Gura countered that the U.S. Supreme Court in its 2008 ruling in District of Columbia v. Heller found that the right to “bear arms” meant to “carry” them, and that right wasn’t exclusive to an individual’s home. Even if the judge did have to balance the city’s interests, he said, the District still failed to show that its laws addressed those interests in an “appropriately tailored way.”

Scullin did not ask any questions during Friday’s arguments. He ruled from the bench and said he would issue a written decision soon. In announcing his decision, Scullin said no balancing test of the city’s interests was required when there was a total prohibition that “destroys” the rights of citizens.

The city’s arguments were “at best” a disagreement with how Scullin interpreted the relevant case law, which wasn’t grounds for reconsideration, the judge said.
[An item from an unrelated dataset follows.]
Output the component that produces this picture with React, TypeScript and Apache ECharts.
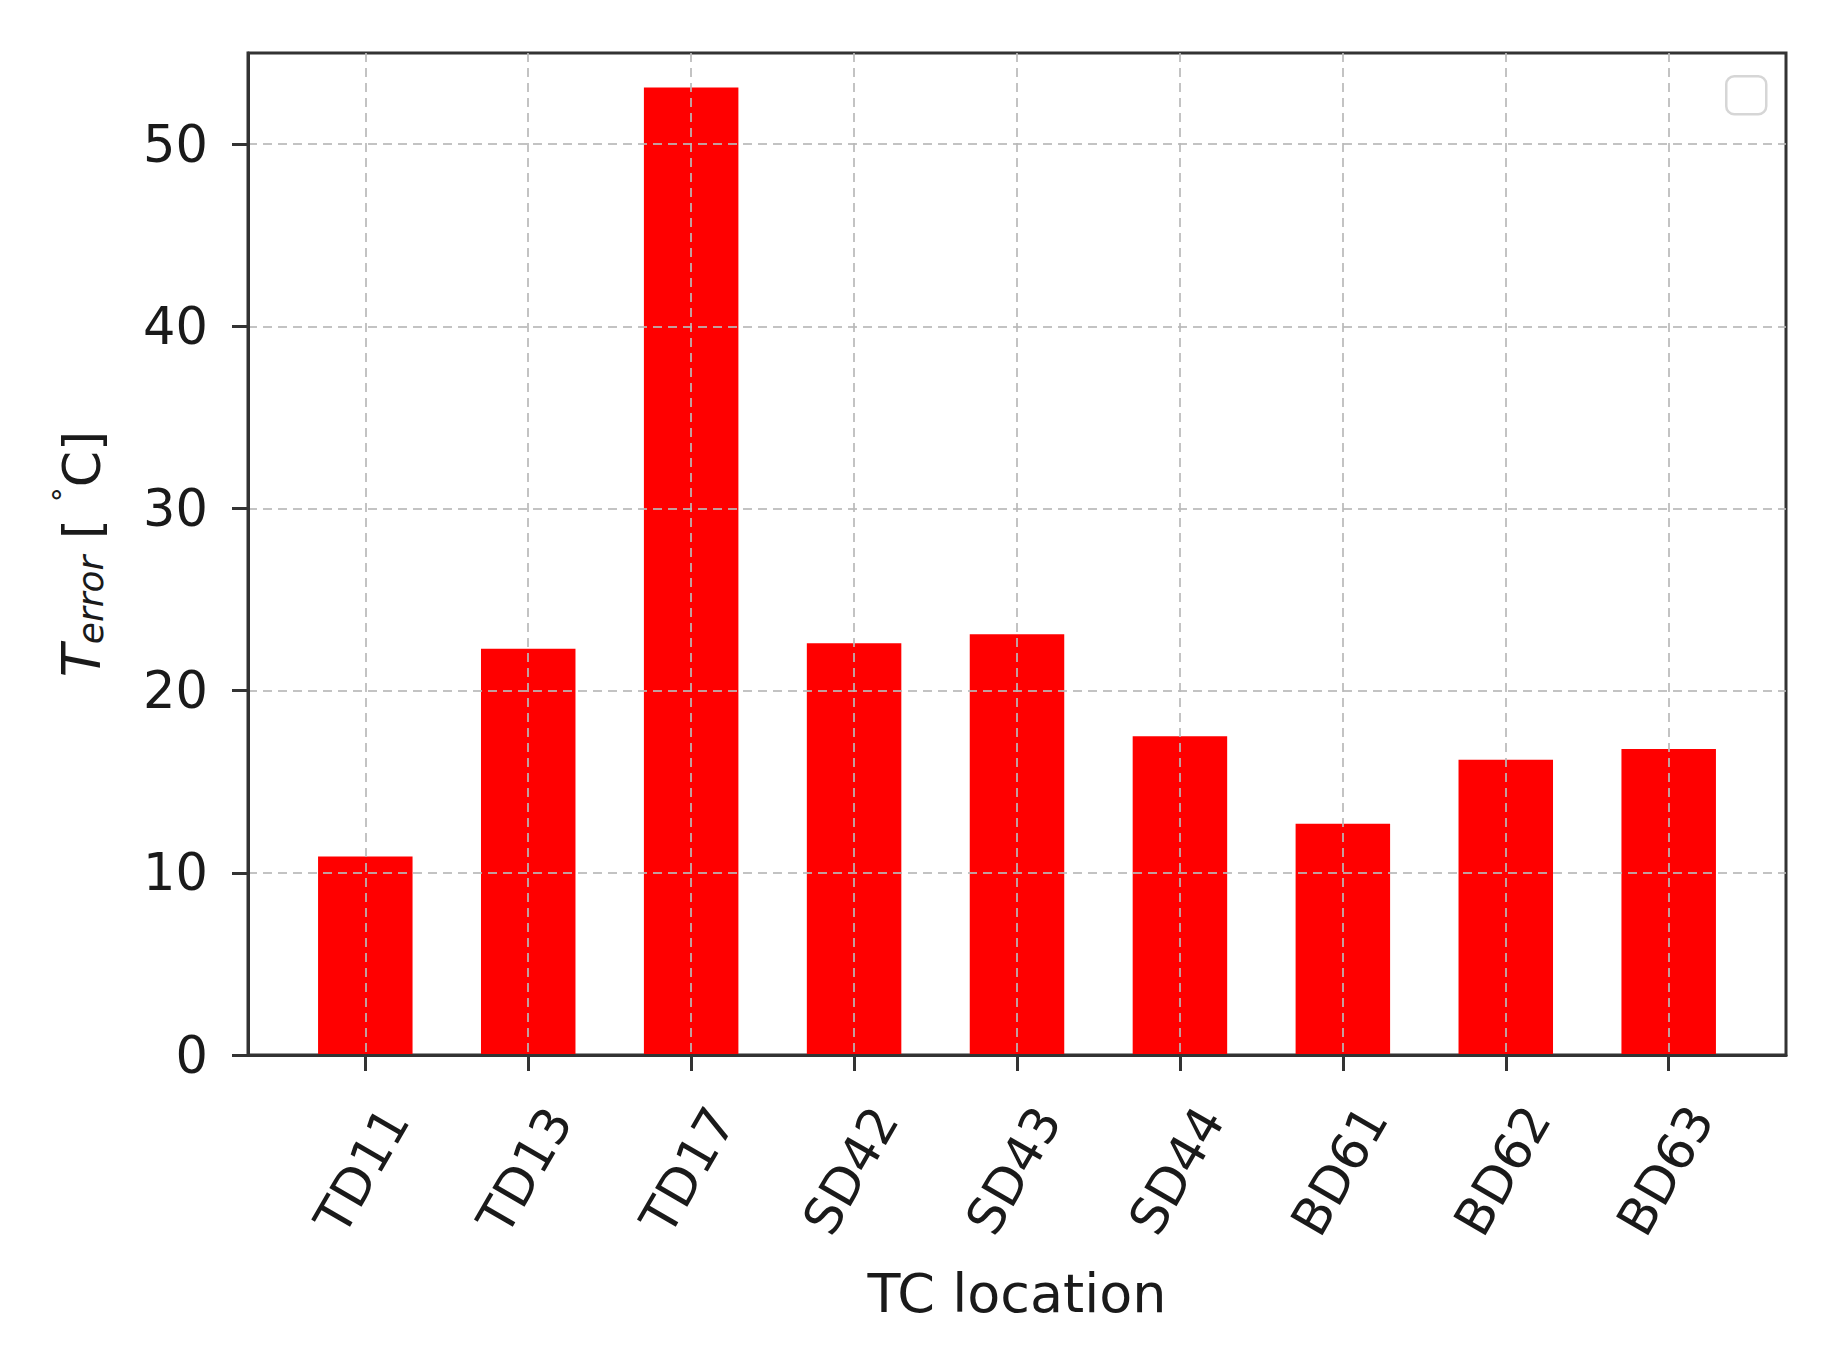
import React, { useEffect, useRef } from 'react';
import * as echarts from 'echarts';

const categories = ['TD11', 'TD13', 'TD17', 'SD42', 'SD43', 'SD44', 'BD61', 'BD62', 'BD63'];
const errorValues = [10.9, 22.3, 53.1, 22.6, 23.1, 17.5, 12.7, 16.2, 16.8];
const yTicks = [0, 10, 20, 30, 40, 50];
const xTicks = categories.map((_, i) => i);

export default function App() {
  const ref = useRef<HTMLDivElement>(null);
  useEffect(() => {
    const chart = echarts.init(ref.current!, null, { renderer: 'svg' });
    const font = 'DejaVu Sans';
    const ink = '#1a1a1a';
    const axisColor = '#333333';
    const gridLine = {
      show: true,
      lineStyle: { color: 'rgba(185,185,185,0.85)', type: [9, 6], width: 2 },
    };
    chart.setOption({
      animation: false,
      backgroundColor: '#ffffff',
      grid: {
        left: 248,
        right: 36,
        top: 53,
        bottom: 303,
        show: true,
        borderColor: axisColor,
        borderWidth: 3,
        backgroundColor: 'transparent',
      },
      xAxis: {
        type: 'value',
        min: -0.72,
        max: 8.72,
        z: 3,
        name: 'TC location',
        nameLocation: 'middle',
        nameGap: 238,
        nameTextStyle: { fontFamily: font, fontSize: 54, color: ink, verticalAlign: 'middle' },
        axisLine: { show: true, onZero: false, lineStyle: { color: axisColor, width: 3 } },
        axisTick: { show: true, customValues: xTicks, length: 16, lineStyle: { color: axisColor, width: 3 } },
        axisLabel: {
          customValues: xTicks,
          formatter: (v: number) => categories[Math.round(v)] ?? '',
          rotate: 60,
          align: 'center',
          verticalAlign: 'middle',
          margin: 110,
          padding: [0, 13, 22, 0],
          fontFamily: font,
          fontSize: 51,
          color: ink,
        },
        splitLine: gridLine,
      },
      yAxis: {
        type: 'value',
        min: 0,
        max: 55,
        interval: 10,
        z: 3,
        name: '{i|T}{s|error}{n| [ }{d|°}{n|C]}',
        nameLocation: 'middle',
        nameGap: 170,
        nameTextStyle: {
          fontFamily: font,
          fontSize: 52,
          color: ink,
          align: 'center',
          verticalAlign: 'middle',
          rich: {
            i: { fontFamily: font, fontStyle: 'italic', fontSize: 54, lineHeight: 60, verticalAlign: 'bottom', color: ink },
            s: { fontFamily: font, fontStyle: 'italic', fontSize: 36, lineHeight: 30, verticalAlign: 'bottom', color: ink },
            n: { fontFamily: font, fontSize: 52, lineHeight: 60, verticalAlign: 'bottom', color: ink },
            d: { fontFamily: font, fontSize: 30, lineHeight: 36, verticalAlign: 'top', color: ink },
          },
        },
        axisLine: { show: true, onZero: false, lineStyle: { color: axisColor, width: 3 } },
        axisTick: { show: true, customValues: yTicks, length: 16, lineStyle: { color: axisColor, width: 3 } },
        axisLabel: { customValues: yTicks, margin: 40, fontFamily: font, fontSize: 51, color: ink },
        splitLine: gridLine,
      },
      series: [
        {
          type: 'bar',
          data: categories.map((_, i) => [i, errorValues[i]]),
          barWidth: '58%',
          itemStyle: { color: '#ff0000' },
          z: 2,
        },
      ],
      graphic: [
        {
          type: 'rect',
          left: 1725,
          top: 75,
          shape: { width: 40, height: 38, r: 8 },
          style: { fill: '#ffffff', stroke: '#d6d6d6', lineWidth: 2.5 },
          z: 10,
        },
      ],
    });
    return () => chart.dispose();
  }, []);
  return (
    <div
      ref={ref}
      style={{ position: 'fixed', left: 0, top: 0, width: 1822, height: 1358, background: '#fff' }}
    />
  );
}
Scullin took over the case in July 2011 from now-retired U.S. District Judge Henry Kennedy Jr. He was one of a group of judges from other federal district courts who volunteered to take cases in D.C. to help reduce a backlog of old cases. The gun case, Palmer v. District of Columbia, was not specially assigned to Scullin, according to U.S. District Senior Judge Royce Lamberth, who was the chief judge in 2011.